NaNo is about chucking spaghetti at the wall and seeing what sticks—but the seeing what sticks part comes later. Don’t even think about it now. NO PEEKING.

—You’ll need a steady diet of Inspiration. I like to gather images when I’m writing. And songs. And quotes. I’ve just started collaging for my latest WIP on tumblr. It’s easy and fun.

—Last but not least, you need lust. Remember, our bodies hold our stories. So in November, walk, do yoga, clean, (repetitive motions like scrubbing or sweeping). Take long baths. Get a massage, DANCE. As Stephen King says writing is “as sexy like skin on skin.”

I might be taking that slightly out of context . . . But I think you get what I’m saying.

Here’s a great post about lusting after your novel from a woman who’s far more articulate than I am. Emma D. Dryden of drydenbks, is a fantastic editor who might be of great help to you when you want to edit your winning NaNoWriMo manuscript.

Thankfully that comes way later.

Now, it’s time to “Write Like the Wind, Bullseye!”

You recognize that quote from Toy Story, right?

What? You thought Woody said, ride like the wind? Huh. I didn’t get that.

Oh, and did I say have FUN?

This is your vacation from life. Your escape pod. Your bad TV—something you might want to keep to a minimum this month, btw. Let your novel be your entertainment. Remember, if you’re not entertained—riveted, involved, engrossed, in love—no one else will be. So write the novel you want to read.

Okay. I think my job here is done.

What? What happened to my NaNo manuscripts? Well . . . I think that might be another blog post. Hopefully one that I’ll be writing soon, because currently, an extremely edited and revised draft of my third NaNo effort is—well, if I told you, you know the drill. I’d have to kill you. But I’m hoping for good news soon, and when I get it, I’ll ask Kathy to share it.

Hopefully, as a fellow writer, my good news will inspire you even more than this post, which, in the true spirit of NaNoWriMo, I’ve written in one, long marathon of a breath.

Now, go get your chocolate.

Oh, but before you do? Here’s a little more inspiration for you, via Jack Torrance.
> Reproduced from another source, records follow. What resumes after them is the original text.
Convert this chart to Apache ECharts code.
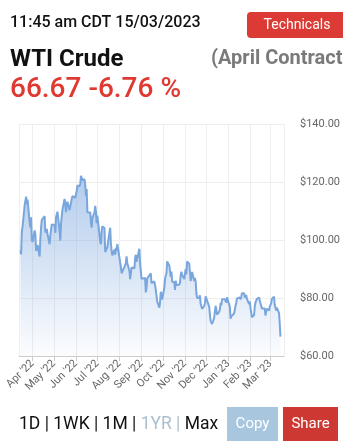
<!DOCTYPE html>
<html>
<head>
<meta charset="utf-8">
<script src="https://cdn.jsdelivr.net/npm/echarts@6/dist/echarts.min.js"></script>
<style>
html,body{margin:0;padding:0;background:#fff;}
#chart{width:343px;height:445px;}
</style>
</head>
<body>
<div id="chart"></div>
<script>
// Trading dates (2022-03-15 .. 2023-03-15)
const dates = [
'2022-03-15','2022-03-16','2022-03-17','2022-03-18','2022-03-21','2022-03-22','2022-03-23','2022-03-24','2022-03-25','2022-03-28','2022-03-29','2022-03-30','2022-03-31',
'2022-04-01','2022-04-04','2022-04-05','2022-04-06','2022-04-07','2022-04-08','2022-04-11','2022-04-12','2022-04-13','2022-04-14','2022-04-18','2022-04-19','2022-04-20','2022-04-21','2022-04-22','2022-04-25','2022-04-26','2022-04-27','2022-04-28','2022-04-29',
'2022-05-02','2022-05-03','2022-05-04','2022-05-05','2022-05-06','2022-05-09','2022-05-10','2022-05-11','2022-05-12','2022-05-13','2022-05-16','2022-05-17','2022-05-18','2022-05-19','2022-05-20','2022-05-23','2022-05-24','2022-05-25','2022-05-26','2022-05-27','2022-05-31',
'2022-06-01','2022-06-02','2022-06-03','2022-06-06','2022-06-07','2022-06-08','2022-06-09','2022-06-10','2022-06-13','2022-06-14','2022-06-15','2022-06-16','2022-06-17','2022-06-21','2022-06-22','2022-06-23','2022-06-24','2022-06-27','2022-06-28','2022-06-29','2022-06-30',
'2022-07-01','2022-07-05','2022-07-06','2022-07-07','2022-07-08','2022-07-11','2022-07-12','2022-07-13','2022-07-14','2022-07-15','2022-07-18','2022-07-19','2022-07-20','2022-07-21','2022-07-22','2022-07-25','2022-07-26','2022-07-27','2022-07-28','2022-07-29',
'2022-08-01','2022-08-02','2022-08-03','2022-08-04','2022-08-05','2022-08-08','2022-08-09','2022-08-10','2022-08-11','2022-08-12','2022-08-15','2022-08-16','2022-08-17','2022-08-18','2022-08-19','2022-08-22','2022-08-23','2022-08-24','2022-08-25','2022-08-26','2022-08-29','2022-08-30','2022-08-31',
'2022-09-01','2022-09-02','2022-09-06','2022-09-07','2022-09-08','2022-09-09','2022-09-12','2022-09-13','2022-09-14','2022-09-15','2022-09-16','2022-09-19','2022-09-20','2022-09-21','2022-09-22','2022-09-23','2022-09-26','2022-09-27','2022-09-28','2022-09-29','2022-09-30',
'2022-10-03','2022-10-04','2022-10-05','2022-10-06','2022-10-07','2022-10-10','2022-10-11','2022-10-12','2022-10-13','2022-10-14','2022-10-17','2022-10-18','2022-10-19','2022-10-20','2022-10-21','2022-10-24','2022-10-25','2022-10-26','2022-10-27','2022-10-28','2022-10-31',
'2022-11-01','2022-11-02','2022-11-03','2022-11-04','2022-11-07','2022-11-08','2022-11-09','2022-11-10','2022-11-11','2022-11-14','2022-11-15','2022-11-16','2022-11-17','2022-11-18','2022-11-21','2022-11-22','2022-11-23','2022-11-25','2022-11-28','2022-11-29','2022-11-30',
'2022-12-01','2022-12-02','2022-12-05','2022-12-06','2022-12-07','2022-12-08','2022-12-09','2022-12-12','2022-12-13','2022-12-14','2022-12-15','2022-12-16','2022-12-19','2022-12-20','2022-12-21','2022-12-22','2022-12-23','2022-12-27','2022-12-28','2022-12-29','2022-12-30',
'2023-01-03','2023-01-04','2023-01-05','2023-01-06','2023-01-09','2023-01-10','2023-01-11','2023-01-12','2023-01-13','2023-01-17','2023-01-18','2023-01-19','2023-01-20','2023-01-23','2023-01-24','2023-01-25','2023-01-26','2023-01-27','2023-01-30','2023-01-31',
'2023-02-01','2023-02-02','2023-02-03','2023-02-06','2023-02-07','2023-02-08','2023-02-09','2023-02-10','2023-02-13','2023-02-14','2023-02-15','2023-02-16','2023-02-17','2023-02-21','2023-02-22','2023-02-23','2023-02-24','2023-02-27','2023-02-28',
'2023-03-01','2023-03-02','2023-03-03','2023-03-06','2023-03-07','2023-03-08','2023-03-09','2023-03-10','2023-03-13','2023-03-14','2023-03-15'
];
// WTI price, USD
const prices = [
96.44,95.04,102.98,104.70,112.12,111.76,114.93,112.34,113.90,105.96,104.24,107.82,100.28,
99.27,103.28,101.96,96.23,96.03,98.26,94.29,100.60,104.25,106.95,108.21,102.56,102.75,103.79,102.07,98.54,101.70,101.02,105.36,104.69,
105.17,102.41,107.81,108.26,109.77,103.09,99.76,105.71,106.13,110.49,114.20,112.40,109.59,112.21,113.23,110.29,109.77,110.33,114.09,115.07,114.67,
115.26,116.87,118.87,118.50,119.41,122.11,121.51,120.67,120.93,118.93,115.31,117.59,109.56,109.52,106.19,104.27,107.62,109.57,111.76,109.78,105.76,
108.43,99.50,98.53,102.73,104.79,104.09,95.84,96.30,95.78,97.59,102.60,104.22,98.88,96.35,94.70,96.70,94.98,97.26,96.42,98.62,
93.89,94.42,90.66,88.54,89.01,90.76,90.50,91.93,94.34,92.09,89.41,86.53,87.11,90.50,90.77,90.23,93.74,94.89,92.52,93.06,97.01,91.64,89.55,
86.61,86.87,86.88,81.94,83.54,86.79,87.78,87.31,88.48,85.10,85.11,85.73,84.45,82.94,83.49,78.74,76.71,78.50,82.15,81.23,79.49,
83.63,86.52,87.76,88.45,92.64,91.13,89.35,87.27,89.11,85.61,85.46,82.82,85.98,84.51,85.05,84.58,85.32,87.91,89.08,87.90,86.53,
88.37,90.00,88.17,92.61,91.79,88.91,85.83,86.47,88.96,85.87,86.92,85.59,81.64,80.08,80.04,80.95,77.94,76.28,77.24,78.20,80.55,
81.22,79.98,76.93,74.25,72.01,71.46,71.02,73.17,75.39,77.28,76.11,74.29,75.19,76.09,78.29,77.49,79.56,79.53,78.96,78.40,80.26,
76.93,72.84,73.67,73.77,74.63,75.12,77.41,78.39,79.86,80.18,79.48,80.33,81.64,81.62,80.13,80.15,81.01,79.68,77.90,78.87,
76.41,75.88,73.39,74.11,77.14,78.47,78.06,79.72,80.14,79.06,78.59,78.49,76.34,76.36,73.95,75.39,76.32,75.68,77.05,
77.69,78.16,79.68,80.46,77.58,76.66,75.72,76.68,74.80,71.33,66.67
];
// X tick labels (month starts)
const xTickDates = ['2022-04-01','2022-05-01','2022-06-01','2022-07-01','2022-08-01','2022-09-01','2022-10-01','2022-11-01','2022-12-01','2023-01-01','2023-02-01','2023-03-01'];
const xTickLabels = ["Apr '22","May '22","Jun '22","Jul '22","Aug '22","Sep '22","Oct '22","Nov '22","Dec '22","Jan '23","Feb '23","Mar '23"];
// Y ticks
const yMin = 60, yMax = 140, yStep = 20;

const seriesData = dates.map((d, i) => [d, prices[i]]);
function ymd(t) {
  const d = new Date(t);
  const p = n => (n < 10 ? '0' : '') + n;
  return d.getFullYear() + '-' + p(d.getMonth() + 1) + '-' + p(d.getDate());
}
const FONT = 'Roboto, "Noto Sans", sans-serif';

const chart = echarts.init(document.getElementById('chart'), null, {renderer: 'canvas'});
chart.setOption({
  backgroundColor: '#ffffff',
  animation: false,
  grid: {left: 19, right: 59, top: 124, bottom: 89},
  xAxis: {
    type: 'time',
    min: '2022-03-13',
    max: '2023-03-20',
    splitNumber: 12,
    axisLine: {show: true, lineStyle: {color: '#cccccc', width: 1}},
    axisTick: {show: true, length: 5, lineStyle: {color: '#cccccc'}},
    splitLine: {show: true, lineStyle: {color: '#eeeeee', width: 1}},
    axisLabel: {
      rotate: 45,
      fontSize: 11,
      color: '#666666',
      fontFamily: FONT,
      margin: 6,
      hideOverlap: false,
      formatter: function (v) {
        const k = xTickDates.indexOf(ymd(v));
        return k >= 0 ? xTickLabels[k] : '';
      }
    }
  },
  yAxis: {
    type: 'value',
    position: 'right',
    min: yMin,
    max: yMax,
    interval: yStep,
    axisLine: {show: false},
    axisTick: {show: false},
    splitLine: {show: true, lineStyle: {color: '#eeeeee', width: 1}},
    axisLabel: {
      fontSize: 11,
      color: '#666666',
      fontFamily: FONT,
      margin: 16,
      formatter: v => '$' + v.toFixed(2)
    }
  },
  series: [{
    type: 'line',
    data: seriesData,
    showSymbol: false,
    smooth: false,
    lineStyle: {color: '#7aa6de', width: 2},
    areaStyle: {
      color: {
        type: 'linear', x: 0, y: 0, x2: 0, y2: 1,
        colorStops: [
          {offset: 0, color: 'rgba(122,166,222,0.82)'},
          {offset: 1, color: 'rgba(122,166,222,0.04)'}
        ]
      }
    }
  }],
  graphic: [
    {type: 'text', left: 10, top: 15, style: {text: '11:45 am CDT 15/03/2023', font: '500 16px ' + FONT, fill: '#111111'}},
    {type: 'rect', shape: {x: 247, y: 12, width: 110, height: 26, r: 4}, style: {fill: '#db3a35'}},
    {type: 'text', x: 297, y: 25, style: {text: 'Technicals', font: '14px ' + FONT, fill: '#ffffff', align: 'center', verticalAlign: 'middle'}},
    {type: 'text', x: 10, y: 60, style: {text: 'WTI Crude', font: 'bold 24px ' + FONT, fill: '#111111', verticalAlign: 'middle'}},
    {type: 'text', x: 211, y: 59, style: {text: '(April Contract)', font: 'bold 20px ' + FONT, fill: '#7a7a7a', verticalAlign: 'middle'}},
    {type: 'text', x: 10, y: 90, style: {text: '66.67 -6.76 %', font: '500 28px ' + FONT, fill: '#de3a32', verticalAlign: 'middle'}},
    {type: 'text', x: 19, y: 425, style: {
      text: '{a|1D | 1WK | 1M | }{b|1YR | }{a|Max}',
      verticalAlign: 'middle',
      rich: {
        a: {font: '17.5px ' + FONT, fill: '#111111'},
        b: {font: '17.5px ' + FONT, fill: '#a9bfd1'}
      }
    }},
    {type: 'rect', shape: {x: 227, y: 407, width: 51, height: 34}, style: {fill: '#a8c7df'}},
    {type: 'text', x: 252.5, y: 424, style: {text: 'Copy', font: '15px ' + FONT, fill: '#ffffff', align: 'center', verticalAlign: 'middle'}},
    {type: 'rect', shape: {x: 283, y: 407, width: 55, height: 34}, style: {fill: '#cd3833'}},
    {type: 'text', x: 310.5, y: 424, style: {text: 'Share', font: '15px ' + FONT, fill: '#ffffff', align: 'center', verticalAlign: 'middle'}}
  ]
});
</script>
</body>
</html>
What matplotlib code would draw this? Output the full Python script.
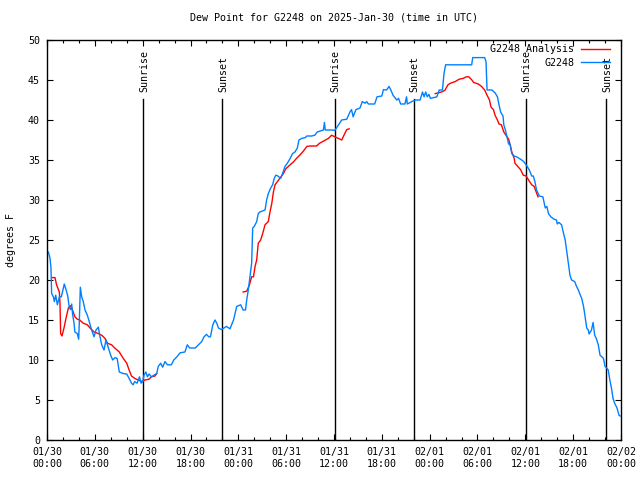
import numpy as np
import matplotlib
matplotlib.use("Agg")
import matplotlib.pyplot as plt
from matplotlib.ticker import MultipleLocator

# hours since 2025-01-30 00:00 UTC
obs_hours = [0.17, 0.38, 0.5, 0.58, 0.8, 0.92, 1.09, 1.3, 1.55, 1.8, 2.17, 2.47, 2.6, 2.8, 2.97,
             3.1, 3.2, 3.39, 3.5, 3.8, 3.97, 4.05, 4.18, 4.35, 4.55, 4.77, 5.06, 5.3, 5.6, 5.9,
             6.15, 6.44, 6.65, 6.86, 7.15, 7.4, 7.7, 7.99, 8.24, 8.53, 8.8, 9.07, 9.57, 10.0, 10.3,
             10.6, 10.8, 11.0, 11.3, 11.6, 11.8, 12.0, 12.17, 12.4, 12.6, 12.8, 13.1, 13.4, 13.76,
             13.96, 14.26, 14.5, 14.8, 15.1, 15.6, 15.9, 16.3, 16.7, 17.3, 17.6, 17.9, 18.6, 19.0,
             19.4, 19.7, 20.0, 20.3, 20.5, 20.8, 21.07, 21.3, 21.5, 21.9, 22.5, 22.95, 23.4, 23.8,
             24.3, 24.6, 24.9, 25.05, 25.25, 25.46, 25.67, 25.8, 26.0, 26.3, 26.5, 26.7, 27.35,
             27.55, 27.76, 28.06, 28.3, 28.5, 28.7, 28.97, 29.3, 29.55, 29.85, 30.15, 30.5, 30.8,
             31.1, 31.4, 31.6, 31.95, 32.4, 32.6, 33.2, 33.6, 33.9, 34.67, 34.8, 34.9, 35.7, 36.1,
             36.3, 36.97, 37.6, 38.0, 38.2, 38.4, 38.75, 39.26, 39.55, 39.9, 40.1, 40.3, 41.1, 41.4,
             42.0, 42.2, 42.6, 42.9, 43.2, 43.4, 43.87, 44.1, 44.36, 44.9, 45.1, 45.2, 45.75, 46.2,
             46.8, 47.1, 47.3, 47.5, 47.7, 47.9, 48.1, 48.9, 49.2, 49.6, 49.8, 50.0, 53.27, 53.4,
             54.9, 55.07, 55.2, 55.4, 55.8, 56.2, 56.5, 56.7, 56.9, 57.2, 57.3, 57.5, 57.7, 57.9,
             58.1, 58.3, 58.6, 58.9, 59.4, 59.8, 60.2, 60.5, 60.8, 61.0, 61.2, 61.4, 61.75, 62.2,
             62.5, 62.7, 62.9, 63.2, 63.6, 63.9, 64.0, 64.2, 64.55, 64.75, 65.0, 65.2, 65.4, 65.6,
             65.8, 66.2, 66.4, 66.65, 66.9, 67.07, 67.3, 67.5, 67.7, 67.9, 68.0, 68.3, 68.5, 68.7,
             68.9, 69.15, 69.37, 69.6, 69.8, 70.0, 70.2, 70.4, 70.6, 70.8, 71.0, 71.2, 71.5, 71.75,
             71.9]
obs_dewpt = [23.5, 22.7, 21.5, 18.3, 17.9, 17.3, 18.1, 16.9, 17.9, 17.9, 19.5, 18.5, 18.0, 16.5, 16.3,
             17.0, 15.8, 14.6, 13.5, 13.3, 12.6, 14.6, 19.1, 17.9, 17.3, 16.25, 15.6, 14.8, 13.75, 12.9,
             13.75, 14.1, 12.9, 11.9, 11.25, 12.5, 11.5, 10.6, 10.0, 10.3, 10.2, 8.5, 8.3, 8.25, 7.7,
             7.1, 6.9, 7.3, 7.1, 7.9, 7.1, 7.3, 8.1, 8.5, 7.9, 8.25, 7.9, 8.1, 8.3,
             9.2, 9.6, 9.1, 9.8, 9.4, 9.4, 10.0, 10.4, 10.9, 11.0, 11.9, 11.5, 11.5, 11.9,
             12.3, 12.9, 13.2, 12.9, 12.9, 14.4, 15.0, 14.6, 14.0, 13.8, 14.2, 13.9, 15.0, 16.7,
             16.9, 16.25, 16.25, 17.5, 18.75, 20.4, 22.1, 26.5, 26.7, 27.3, 28.3, 28.5, 28.75,
             30.0, 30.8, 31.5, 31.9, 32.7, 33.1, 33.0, 32.7, 33.3, 34.2, 34.6, 35.2, 35.8,
             36.0, 36.5, 37.5, 37.7, 37.8, 38.0, 38.0, 38.1, 38.5, 38.75, 39.7, 38.75, 38.75, 38.7,
             39.0, 40.0, 40.1, 41.0, 41.3, 40.4, 41.3, 41.5, 42.3, 42.1, 42.3, 42.0, 42.0, 42.9,
             43.0, 43.8, 43.75, 44.2, 43.6, 43.1, 42.5, 42.7, 42.0, 42.0, 42.9, 42.0, 42.3, 42.5,
             42.5, 43.5, 42.9, 43.5, 42.9, 43.2, 42.7, 42.9, 43.75, 43.75, 45.8, 46.9, 46.9, 47.8,
             47.8, 47.3, 43.75, 43.75, 43.75, 43.4, 42.9, 41.9, 41.0, 40.5, 39.4, 38.75, 37.9, 37.0,
             36.9, 35.8, 35.5, 35.4, 35.1, 34.8, 34.25, 33.75, 33.0, 33.0, 32.3, 31.25, 30.5, 30.4,
             29.0, 29.2, 28.3, 27.9, 27.6, 27.5, 27.0, 27.2, 26.9, 26.0, 25.0, 23.5, 21.9, 20.6,
             20.0, 19.8, 19.25, 18.75, 18.1, 17.7, 16.7, 15.4, 14.0, 13.75, 13.25, 13.75, 14.7, 13.1,
             12.7, 11.9, 10.6, 10.4, 10.2, 9.2, 9.0, 8.75, 7.5, 6.5, 5.2, 4.6, 4.0, 3.1,
             3.0]

# analysis series, NaN marks the gaps between runs
ana_hours = [0.67, 1.0, 1.2, 1.55, 1.63, 1.71, 1.88, 2.13, 2.38, 2.68, 2.97, 3.2, 3.5, 3.8, 4.1,
             4.55, 5.06, 5.4, 5.9, 6.44, 6.86, 7.28, 7.57, 8.1, 8.5, 9.07, 9.57, 10.0, 10.3, 10.6,
             11.0, 11.45, 11.9, 12.3, 12.8, 13.1, 13.55, 13.76, 19.0,
             24.6, 25.05, 25.4, 25.67, 25.9, 26.1, 26.3, 26.5, 26.8, 27.05, 27.35, 27.76, 27.97,
             28.2, 28.4, 28.6, 28.9, 29.2, 29.65, 29.95, 30.5, 30.9, 31.3, 31.7, 32.15, 32.6, 33.0,
             33.8, 34.2, 34.75, 35.3, 35.7, 36.1, 36.55, 36.97, 37.25, 37.6, 37.9, 43.0,
             48.7, 49.1, 49.5, 49.9, 50.3, 50.6, 51.2, 51.7, 52.2, 52.6, 52.9, 53.3, 53.5, 54.1,
             54.5, 54.9, 55.2, 55.5, 55.7, 56.0, 56.2, 56.5, 56.7, 57.0, 57.3, 57.7, 57.9, 58.1,
             58.3, 58.6, 58.7, 59.0, 59.4, 59.75, 60.1, 60.4, 60.8, 61.1, 61.4, 61.6]
ana_dewpt = [20.3, 20.3, 19.4, 18.5, 17.1, 13.3, 13.0, 14.0, 15.2, 16.5, 16.8, 16.25, 15.4, 15.1, 15.0,
             14.6, 14.4, 14.0, 13.5, 13.3, 13.1, 12.7, 12.1, 11.9, 11.5, 11.0, 10.2, 9.6, 8.75, 8.0,
             7.7, 7.5, 7.3, 7.5, 7.6, 7.9, 8.0, 8.3, np.nan,
             18.5, 18.6, 19.4, 20.4, 20.4, 21.7, 22.5, 24.6, 25.0, 25.8, 26.9, 27.3, 28.5,
             29.6, 31.0, 31.9, 32.3, 32.7, 33.3, 33.9, 34.4, 34.75, 35.2, 35.6, 36.1, 36.7, 36.75,
             36.75, 37.1, 37.4, 37.7, 38.1, 37.9, 37.7, 37.5, 38.1, 38.8, 38.9, np.nan,
             43.3, 43.4, 43.5, 43.7, 44.4, 44.6, 44.8, 45.1, 45.2, 45.4, 45.4, 45.0, 44.7, 44.5,
             44.2, 43.75, 43.1, 42.5, 41.6, 41.3, 40.6, 40.0, 39.5, 39.4, 38.5, 37.9, 37.6, 36.9,
             36.0, 35.2, 34.6, 34.25, 33.8, 33.1, 33.0, 32.5, 31.9, 31.7, 30.9, 30.4]

sun_hours = [12.08, 21.99, 36.13, 46.04, 60.08, 70.15]
sun_labels = ["Sunrise", "Sunset", "Sunrise", "Sunset", "Sunrise", "Sunset"]

tick_hours = [0, 6, 12, 18, 24, 30, 36, 42, 48, 54, 60, 66, 72]
tick_labels = ["01/30\n00:00", "01/30\n06:00", "01/30\n12:00", "01/30\n18:00",
               "01/31\n00:00", "01/31\n06:00", "01/31\n12:00", "01/31\n18:00",
               "02/01\n00:00", "02/01\n06:00", "02/01\n12:00", "02/01\n18:00",
               "02/02\n00:00"]

plt.rcParams['font.family'] = ['DejaVu Sans Mono']
plt.rcParams['font.size'] = 7.2

fig = plt.figure(figsize=(6.4, 4.8), dpi=100)
ax = fig.add_axes([47 / 640, 40 / 480, 574 / 640, 400 / 480])

for h, lab in zip(sun_hours, sun_labels):
    ax.plot([h, h], [0, 42.6], color="black", linewidth=1.0)
    ax.text(h + 0.1, 43.5, lab, rotation=90, ha="center", va="bottom", fontsize=7.2)

ax.plot(ana_hours, ana_dewpt, color="#ff0000", linewidth=1.0, label="G2248 Analysis")
ax.plot(obs_hours, obs_dewpt, color="#0080ff", linewidth=1.0, label="G2248")

ax.set_xlim(0, 72)
ax.set_ylim(0, 50)
ax.set_xticks(tick_hours)
ax.set_xticklabels(tick_labels)
ax.xaxis.set_minor_locator(MultipleLocator(2))
ax.yaxis.set_major_locator(MultipleLocator(5))
ax.tick_params(which="both", direction="in", top=True, right=True, labelsize=7.2)
ax.tick_params(which="major", length=4.5, width=0.8)
ax.tick_params(which="minor", length=2.5, width=0.8)
ax.tick_params(axis="y", pad=5)
ax.tick_params(axis="x", pad=5)
for s in ax.spines.values():
    s.set_linewidth(1.0)

ax.set_title("Dew Point for G2248 on 2025-Jan-30 (time in UTC)", fontsize=7.2, pad=14)
ax.set_ylabel("degrees F", fontsize=7.2, labelpad=9)

ax.legend(loc="upper right", bbox_to_anchor=(0.981, 0.989), frameon=False, markerfirst=False,
          borderpad=0, borderaxespad=0, handlelength=2.9, handletextpad=0.7, labelspacing=0.35,
          fontsize=7.2)

fig.savefig("out.png", dpi=100)
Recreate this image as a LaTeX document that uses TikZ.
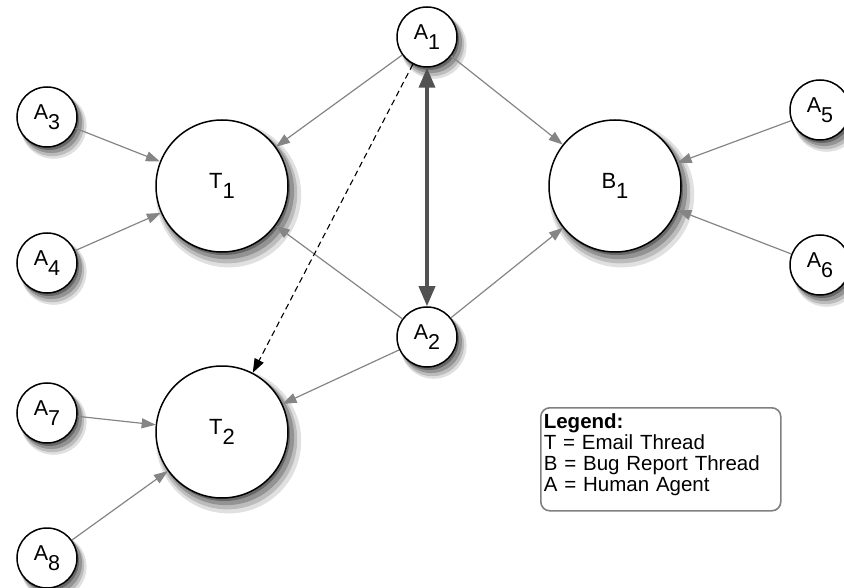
\documentclass[tikz,border=0pt]{standalone}
\usepackage{fontspec}
\setmainfont{Liberation Sans}
\usetikzlibrary{shadows,arrows.meta}
\newcommand\mylab[2]{#1\raisebox{-0.45em}{#2}}
\begin{document}
\begin{tikzpicture}[x=1pt,y=-1pt,
  softshadow/.style={
    general shadow={shadow xshift=6pt,shadow yshift=-8pt,shadow scale=1.10,opacity=0.12,fill=black},
    general shadow={shadow xshift=5pt,shadow yshift=-7pt,shadow scale=1.06,opacity=0.16,fill=black},
    general shadow={shadow xshift=4pt,shadow yshift=-5pt,shadow scale=1.03,opacity=0.22,fill=black},
    general shadow={shadow xshift=2pt,shadow yshift=-3pt,shadow scale=1.00,opacity=0.30,fill=black}},
  agent/.style={circle,draw=black,line width=1.5pt,fill=white,minimum size=60pt,inner sep=0pt,
    font=\fontsize{21.5}{23}\selectfont,softshadow},
  thread/.style={agent,minimum size=132pt,font=\fontsize{22}{24}\selectfont},
  link/.style={draw=black!48,line width=1.2pt,-{Triangle[length=14pt,width=10pt]}},
  strong/.style={draw=black!68,line width=3.5pt,{Triangle[length=20pt,width=16pt]}-{Triangle[length=20pt,width=16pt]}},
  hint/.style={draw=black,line width=1.1pt,dash pattern=on 6pt off 4pt,-{Triangle[length=14pt,width=10pt]}},
  legendbox/.style={draw=black!50,line width=1.6pt,rounded corners=9pt,fill=white,
    text width=234pt,align=left,inner xsep=3pt,inner ysep=2pt,
    font=\fontsize{20.5}{21}\selectfont}
]
\useasboundingbox (0,0) rectangle (844,588);
\node[agent] (A1) at (427,37) {\mylab{A}{1}};
\node[agent] (A2) at (427,337) {\mylab{A}{2}};
\node[agent] (A3) at (47,117) {\mylab{A}{3}};
\node[agent] (A4) at (47,263) {\mylab{A}{4}};
\node[agent] (A5) at (820,110) {\mylab{A}{5}};
\node[agent] (A6) at (820,265) {\mylab{A}{6}};
\node[agent] (A7) at (47,413) {\mylab{A}{7}};
\node[agent] (A8) at (47,558) {\mylab{A}{8}};
\node[thread] (T1) at (222,186) {\mylab{T}{1}};
\node[thread] (B1) at (615,186) {\mylab{B}{1}};
\node[thread] (T2) at (222,432) {\mylab{T}{2}};

\draw[link] (A1) -- (T1);
\draw[link] (A1) -- (B1);
\draw[link] (A3) -- (T1);
\draw[link] (A4) -- (T1);
\draw[link] (A2) -- (T1);
\draw[link] (A2) -- (B1);
\draw[link] (A2) -- (T2);
\draw[link] (A5) -- (B1);
\draw[link] (A6) -- (B1);
\draw[link] (A7) -- (T2);
\draw[link] (A8) -- (T2);
\draw[strong] (A1) -- (A2);
\draw[hint] (A1) -- (T2);

\node[legendbox,anchor=north west] (legend) at (540,407)
  {\rule{0pt}{19pt}\textbf{Legend:}\\T = Email Thread\\B = Bug Report Thread\\A = Human Agent\\[-4pt]\mbox{}};
\end{tikzpicture}
\end{document}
Thank you Mimi. I knew I could count on you for an interesting post.

Talk tomorrow,

Kathy


Responses

  1. I’m not planning on doing NaNoWriMo, but if I were, I’d be following lots of your advice! I really enjoyed reading this, my dear 🙂 Good luck to everyone who IS participating!

  2. Mimi, thanks for the inspiring words.

  3. I’m almost ready for NaNo! I made an outline using the Beat Sheet from “Save the Cat.” I’ve alerted my daughter not to talk to me until Dec. 1. I still need to stock up on frozen dinners and write some character studies. This will be my first attempt to reach 50,000, which is much longer than a typical middle grade novel. But, as you suggested Mimi, I’ll save everything.

    • Good luck to all you ambitious, inspired writers! 😀

  4. Thanks so much for the shout-out, Mimi! And what a terrific, inspiring post you’ve written! Ready, Get Set….GO!